Beyond Disasters: Creative Uses for Alert Notifications
While emergency alerts are critical for safety, businesses can also leverage notification systems in innovative ways to improve communication and efficiency. Here are a few creative applications:
1. Last-Minute Meeting Location Updates
Have you ever had to shift a meeting room at the last minute? Instead of relying on scattered emails or word-of-mouth, a quick text notification can instantly alert attendees of a location change, preventing confusion and delays.
2. Team Coordination for Field or Remote Workers
For businesses with mobile teams, such as construction crews, logistics operations, or remote service providers, alerts can be used to communicate schedule updates, route changes, or new job assignments in real time.
3. Special Event Reminders & RSVP Confirmations
Hosting an employee appreciation event, webinar, or corporate training session? Use alerts to remind attendees, provide last-minute details, or even send thank-you messages after the event.
4. IT System Maintenance & Outage Alerts
When performing planned system maintenance, notifying employees in advance can reduce downtime frustrations. Instant alerts can also help IT teams quickly communicate system recovery progress during unexpected outages.
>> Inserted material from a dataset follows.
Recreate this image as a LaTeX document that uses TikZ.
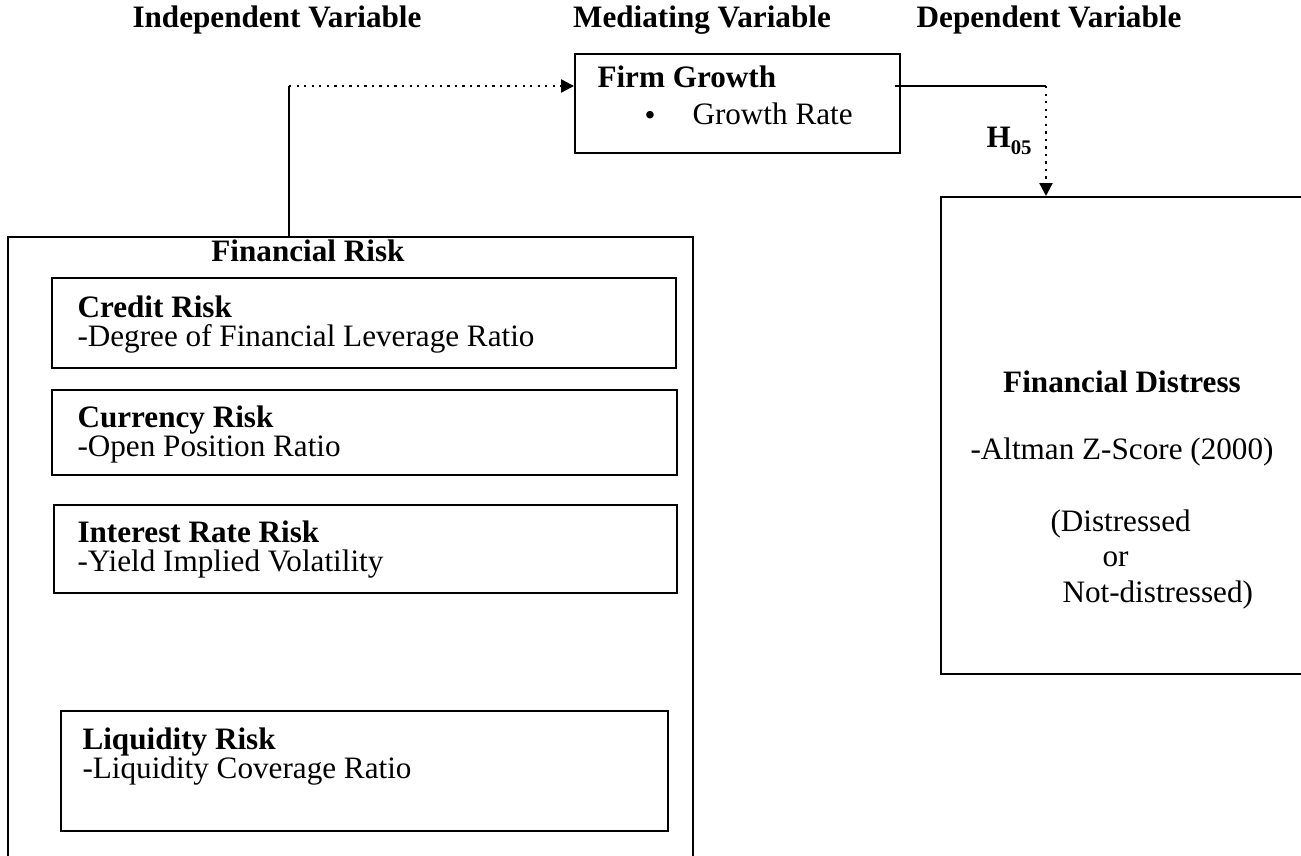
\documentclass[tikz,border=0pt]{standalone}
\usepackage{fontspec}
\setmainfont{Liberation Serif}
\usetikzlibrary{fit,arrows.meta}
\begin{document}
\begin{tikzpicture}[x=0.385pt,y=-0.385pt,
  box/.style={draw, line width=0.75pt, inner sep=0pt},
  txt/.style={inner sep=0pt, anchor=base west, font=\fontsize{12}{14}\selectfont},
  btxt/.style={txt, font=\fontsize{12}{14}\selectfont\bfseries},
  head/.style={inner sep=0pt, anchor=base, font=\fontsize{12}{14}\selectfont\bfseries},
  conn/.style={line width=0.75pt},
  dconn/.style={line width=0.9pt, dotted, -{Triangle[length=5pt,width=5pt]}}]
\useasboundingbox (0,0) rectangle (1301,856);
\clip (0,0) rectangle (1301,856);
% headers
\node[head] (h1) at (277,28) {Independent Variable};
\node[head] (h2) at (702,28) {Mediating Variable};
\node[head] (h3) at (1049,28) {Dependent Variable};
% firm growth
\node[box, fit={(575,54) (900,153)}] (fg) {};
\node[btxt] (fgt) at (597,88) {Firm Growth};
\node[inner sep=0pt] (bul) at (650,118) {\fontsize{12}{14}\selectfont\textbullet};
\node[txt] (fgr) at (692,125) {Growth Rate};
% financial risk outer
\node[box, fit={(8,237) (693,900)}] (fr) {};
\node[head] (frt) at (308,262) {Financial Risk};
% inner boxes
\node[box, fit={(52,278) (676,368)}] (cr) {};
\node[btxt] at (77,318) {Credit Risk};
\node[txt] at (77,347) {-Degree of Financial Leverage Ratio};
\node[box, fit={(52,390) (677,475)}] (cu) {};
\node[btxt] at (77,428) {Currency Risk};
\node[txt] at (77,457) {-Open Position Ratio};
\node[box, fit={(54,505) (677,593)}] (ir) {};
\node[btxt] at (77,543) {Interest Rate Risk};
\node[txt] at (77,572) {-Yield Implied Volatility};
\node[box, fit={(61,711) (668,831)}] (lr) {};
\node[btxt] at (82,750) {Liquidity Risk};
\node[txt] at (82,779) {-Liquidity Coverage Ratio};
% financial distress
\node[box, fit={(941,197) (1340,674)}] (fd) {};
\node[head] at (1122,393) {Financial Distress};
\node[txt] at (970,460) {-Altman Z-Score (2000)};
\node[txt] at (1050,532) {(Distressed};
\node[txt] at (1102,567) {or};
\node[txt] at (1062,603) {Not-distressed)};
% connectors
\coordinate (c1) at (289,86);
\draw[conn] (fr.north -| c1) -- (c1);
\draw[dconn] (c1) -- (fg.west |- c1);
\coordinate (c2a) at (895,86);
\coordinate (c2) at (1046,86);
\draw[conn] (c2a) -- (c2);
\draw[dconn] (c2) -- (fd.north -| c2);
\node[btxt] (hyp) at (986,148) {H{\fontsize{8}{9}\selectfont\raisebox{-2.5pt}{05}}};
\end{tikzpicture}
\end{document}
5. Company Announcements & Policy Changes
Instead of waiting for people to check their emails, a quick text or push notification can ensure employees immediately receive important company updates, such as leadership changes, benefits enrollment deadlines, or policy shifts.
6. Shift Scheduling & Staffing Alerts
For industries with variable work schedules, such as healthcare, retail, and manufacturing, alert notifications can be used to fill last-minute shift openings, confirm schedules, or notify employees of shift changes without the hassle of manual calls.
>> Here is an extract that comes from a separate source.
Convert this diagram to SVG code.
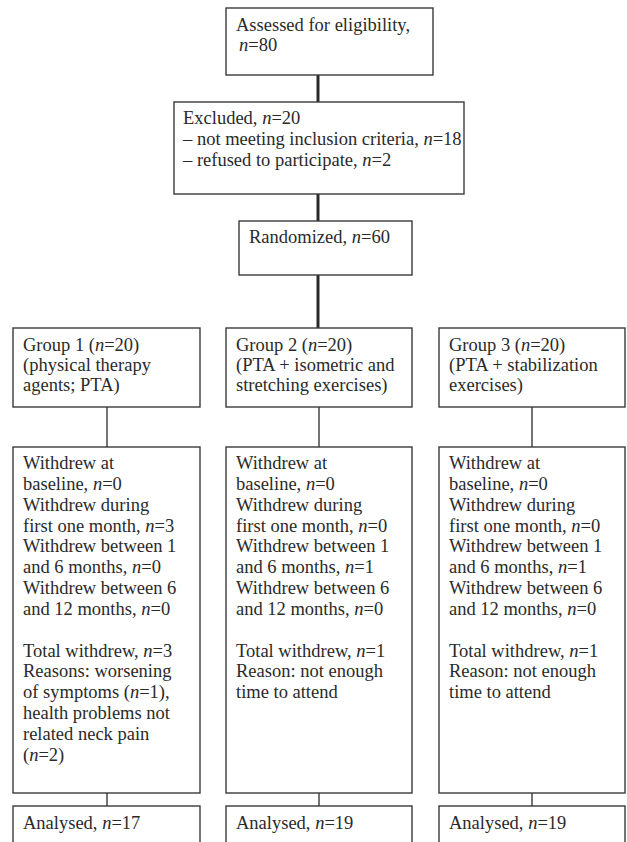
<svg xmlns="http://www.w3.org/2000/svg" width="627" height="842" viewBox="0 0 627 842">
<style>
.box{fill:#fff;stroke:#3a3a3a;stroke-width:1.4}
.t{font-family:"Liberation Serif","DejaVu Serif",serif;font-size:18.5px;fill:#2a2a2a}
.i{font-style:italic}
.thick{stroke:#2a2a2a;stroke-width:3;fill:none}
.thin{stroke:#3a3a3a;stroke-width:1.4;fill:none}
</style>
<rect width="627" height="842" fill="#fff"/>
<g id="connectors">
<line class="thick" x1="318" y1="75" x2="318" y2="102"/>
<line class="thick" x1="318" y1="194" x2="318" y2="221"/>
<line class="thick" x1="318" y1="275" x2="318" y2="328"/>
<line class="thin" x1="107" y1="407" x2="107" y2="447"/>
<line class="thin" x1="319" y1="407" x2="319" y2="447"/>
<line class="thin" x1="532" y1="407" x2="532" y2="447"/>
<line class="thin" x1="107" y1="793" x2="107" y2="806"/>
<line class="thin" x1="319" y1="793" x2="319" y2="806"/>
<line class="thin" x1="532" y1="793" x2="532" y2="806"/>
</g>
<g id="assessed">
<rect class="box" x="226" y="8" width="207" height="67"/>
<text class="t" x="236" y="31">Assessed for eligibility,</text>
<text class="t" x="239" y="51"><tspan class="i">n</tspan>=80</text>
</g>
<g id="excluded">
<rect class="box" x="174" y="102" width="290" height="92"/>
<text class="t" x="183" y="124">Excluded, <tspan class="i">n</tspan>=20</text>
<text class="t" x="183" y="145">– not meeting inclusion criteria, <tspan class="i">n</tspan>=18</text>
<text class="t" x="183" y="166">– refused to participate, <tspan class="i">n</tspan>=2</text>
</g>
<g id="randomized">
<rect class="box" x="239" y="221" width="173" height="54"/>
<text class="t" x="249" y="243">Randomized, <tspan class="i">n</tspan>=60</text>
</g>
<g id="group1">
<rect class="box" x="13" y="328" width="187" height="79"/>
<text class="t" x="23" y="351">Group 1 (<tspan class="i">n</tspan>=20)</text>
<text class="t" x="23" y="371">(physical therapy</text>
<text class="t" x="23" y="391">agents; PTA)</text>
</g>
<g id="group2">
<rect class="box" x="226" y="328" width="186" height="79"/>
<text class="t" x="236" y="351">Group 2 (<tspan class="i">n</tspan>=20)</text>
<text class="t" x="236" y="371">(PTA + isometric and</text>
<text class="t" x="236" y="391">stretching exercises)</text>
</g>
<g id="group3">
<rect class="box" x="439" y="328" width="186" height="79"/>
<text class="t" x="449" y="351">Group 3 (<tspan class="i">n</tspan>=20)</text>
<text class="t" x="449" y="371">(PTA + stabilization</text>
<text class="t" x="449" y="391">exercises)</text>
</g>
<g id="withdrew1">
<rect class="box" x="13" y="447" width="187" height="346"/>
<text class="t" x="23" y="469">Withdrew at</text>
<text class="t" x="23" y="490">baseline, <tspan class="i">n</tspan>=0</text>
<text class="t" x="23" y="511">Withdrew during</text>
<text class="t" x="23" y="532">first one month, <tspan class="i">n</tspan>=3</text>
<text class="t" x="23" y="552">Withdrew between 1</text>
<text class="t" x="23" y="573">and 6 months, <tspan class="i">n</tspan>=0</text>
<text class="t" x="23" y="594">Withdrew between 6</text>
<text class="t" x="23" y="615">and 12 months, <tspan class="i">n</tspan>=0</text>
<text class="t" x="23" y="657">Total withdrew, <tspan class="i">n</tspan>=3</text>
<text class="t" x="23" y="677">Reasons: worsening</text>
<text class="t" x="23" y="698">of symptoms (<tspan class="i">n</tspan>=1),</text>
<text class="t" x="23" y="719">health problems not</text>
<text class="t" x="23" y="740">related neck pain</text>
<text class="t" x="23" y="761">(<tspan class="i">n</tspan>=2)</text>
</g>
<g id="withdrew2">
<rect class="box" x="226" y="447" width="186" height="346"/>
<text class="t" x="236" y="469">Withdrew at</text>
<text class="t" x="236" y="490">baseline, <tspan class="i">n</tspan>=0</text>
<text class="t" x="236" y="511">Withdrew during</text>
<text class="t" x="236" y="532">first one month, <tspan class="i">n</tspan>=0</text>
<text class="t" x="236" y="552">Withdrew between 1</text>
<text class="t" x="236" y="573">and 6 months, <tspan class="i">n</tspan>=1</text>
<text class="t" x="236" y="594">Withdrew between 6</text>
<text class="t" x="236" y="615">and 12 months, <tspan class="i">n</tspan>=0</text>
<text class="t" x="236" y="657">Total withdrew, <tspan class="i">n</tspan>=1</text>
<text class="t" x="236" y="677">Reason: not enough</text>
<text class="t" x="236" y="698">time to attend</text>
</g>
<g id="withdrew3">
<rect class="box" x="439" y="447" width="186" height="346"/>
<text class="t" x="449" y="469">Withdrew at</text>
<text class="t" x="449" y="490">baseline, <tspan class="i">n</tspan>=0</text>
<text class="t" x="449" y="511">Withdrew during</text>
<text class="t" x="449" y="532">first one month, <tspan class="i">n</tspan>=0</text>
<text class="t" x="449" y="552">Withdrew between 1</text>
<text class="t" x="449" y="573">and 6 months, <tspan class="i">n</tspan>=1</text>
<text class="t" x="449" y="594">Withdrew between 6</text>
<text class="t" x="449" y="615">and 12 months, <tspan class="i">n</tspan>=0</text>
<text class="t" x="449" y="657">Total withdrew, <tspan class="i">n</tspan>=1</text>
<text class="t" x="449" y="677">Reason: not enough</text>
<text class="t" x="449" y="698">time to attend</text>
</g>
<g id="analysed1">
<rect class="box" x="13" y="806" width="187" height="50"/>
<text class="t" x="23" y="829">Analysed, <tspan class="i">n</tspan>=17</text>
</g>
<g id="analysed2">
<rect class="box" x="226" y="806" width="186" height="50"/>
<text class="t" x="236" y="829">Analysed, <tspan class="i">n</tspan>=19</text>
</g>
<g id="analysed3">
<rect class="box" x="439" y="806" width="186" height="50"/>
<text class="t" x="449" y="829">Analysed, <tspan class="i">n</tspan>=19</text>
</g>
</svg>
Choosing an Alert Notification System
When looking for an alert notification system that will address your organization’s needs, consider the following features:
- – Multi-Channel – Do you need to send messages via email, text, or both? Should the system offer two-way communication options, or do you prefer for employees to send responses internally?
- – Automated & Customizable – Consider whether you want to schedule alerts, target specific contact lists, or keep a library of pre-made messages for faster distribution.
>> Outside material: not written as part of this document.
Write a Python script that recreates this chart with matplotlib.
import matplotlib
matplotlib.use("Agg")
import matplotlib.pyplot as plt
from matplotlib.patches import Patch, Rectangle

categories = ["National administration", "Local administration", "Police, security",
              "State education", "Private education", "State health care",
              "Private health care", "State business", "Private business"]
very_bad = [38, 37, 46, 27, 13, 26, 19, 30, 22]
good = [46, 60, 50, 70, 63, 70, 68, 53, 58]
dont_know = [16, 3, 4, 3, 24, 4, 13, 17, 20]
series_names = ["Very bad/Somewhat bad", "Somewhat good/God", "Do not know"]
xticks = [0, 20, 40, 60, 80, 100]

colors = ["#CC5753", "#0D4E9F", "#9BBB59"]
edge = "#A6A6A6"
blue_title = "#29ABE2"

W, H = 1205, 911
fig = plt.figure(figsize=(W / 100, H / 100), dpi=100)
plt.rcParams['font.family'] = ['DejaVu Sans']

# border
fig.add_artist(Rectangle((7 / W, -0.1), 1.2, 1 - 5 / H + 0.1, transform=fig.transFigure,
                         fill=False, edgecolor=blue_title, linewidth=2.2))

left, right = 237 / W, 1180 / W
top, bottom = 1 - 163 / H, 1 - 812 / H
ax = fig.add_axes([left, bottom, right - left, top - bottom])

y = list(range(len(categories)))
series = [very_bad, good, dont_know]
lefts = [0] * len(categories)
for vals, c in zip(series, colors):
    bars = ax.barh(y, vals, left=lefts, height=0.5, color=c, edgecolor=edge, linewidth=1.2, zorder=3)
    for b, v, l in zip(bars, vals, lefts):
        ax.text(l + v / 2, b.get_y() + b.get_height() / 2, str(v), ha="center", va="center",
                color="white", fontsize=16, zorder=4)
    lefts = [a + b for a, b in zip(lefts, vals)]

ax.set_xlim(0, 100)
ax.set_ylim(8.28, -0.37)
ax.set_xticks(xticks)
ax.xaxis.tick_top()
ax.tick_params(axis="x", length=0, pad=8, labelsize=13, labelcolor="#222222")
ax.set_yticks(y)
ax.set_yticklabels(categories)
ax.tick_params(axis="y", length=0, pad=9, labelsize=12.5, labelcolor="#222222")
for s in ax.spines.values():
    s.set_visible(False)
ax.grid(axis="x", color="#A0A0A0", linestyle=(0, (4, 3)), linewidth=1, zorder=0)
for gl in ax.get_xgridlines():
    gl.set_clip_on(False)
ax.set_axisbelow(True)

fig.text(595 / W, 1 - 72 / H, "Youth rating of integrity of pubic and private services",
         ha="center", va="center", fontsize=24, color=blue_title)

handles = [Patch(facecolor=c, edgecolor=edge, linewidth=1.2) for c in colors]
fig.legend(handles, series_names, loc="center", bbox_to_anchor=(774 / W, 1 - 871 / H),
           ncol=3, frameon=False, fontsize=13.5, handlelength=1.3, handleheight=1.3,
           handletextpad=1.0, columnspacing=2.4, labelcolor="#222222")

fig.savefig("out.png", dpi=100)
- – Reliable & Scalable – Depending on the number of employee and stakeholder contacts you want to have available in your system, you should ensure the platform you’ve chosen can effectively store and deliver to that volume. Consider the cost for contacts, as many alert providers have a tiered pricing model depending on the number of account users and contacts you will have associated with your system.
Using Alerts to Enhance Business Resilience & Efficiency
An emergency alert system is not just a safety tool—it’s a communication powerhouse. Whether keeping employees safe during a crisis or improving everyday operations, real-time alerts ensure that your business stays connected, informed, and prepared.
Is your business equipped with a modern, reliable alert system? If not, now is the time to implement one. Stay ahead of disruptions and enhance communication by investing in an emergency notification strategy that works when you need it most.